Tuesday, January 17, 2017

Henry King's State Fair (1933)


Henry King, director of State Fair, and star Will Rogers are little remembered today, though Rogers was one of the top box-office draws in the early 30’s (he died in a plane crash in 1935) and King made movies from 1916 to 1962.  King’s State Fair was eclipsed by two musical versions that followed later (1945 and 1962) and even Rogers’s best films (Steamboat ‘Round the Bend, Judge Priest, Dr. Bull; all directed by John Ford) are considered marred by the presence of Stepin Fetchit, whose complex trickster character has only begun to be appreciated by scholars (the public is far behind).
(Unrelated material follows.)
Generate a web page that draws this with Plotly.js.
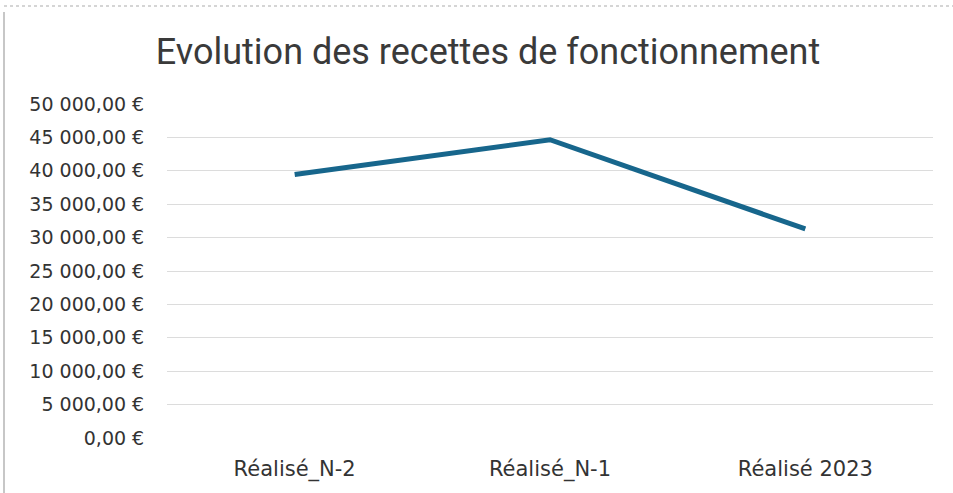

State Fair is a detailed character study of a farming family, with its pickles and prize pig, at the state fair, where the older children find love and lose it and Mom and Dad win blue ribbons.  Hal Mohr’s cinematography matches studio and location work quite nicely.  The children (Janet Gaynor and Norman Foster) want to stay loyal to their parents (Will Rogers and Louise Dresser) and their rural world but also long to leave and spread their wings with lovers they meet at the fair, the love affairs being relatively explicit in this era before the production code clamped down on such details.  This was a time when Americans were leaving farms for jobs in the cities and the kids hear the siren call of the city while the older generation raises better pigs and improves their recipes and directors such as King began to move away from such charming and folksy stories of rural live to costume and period films.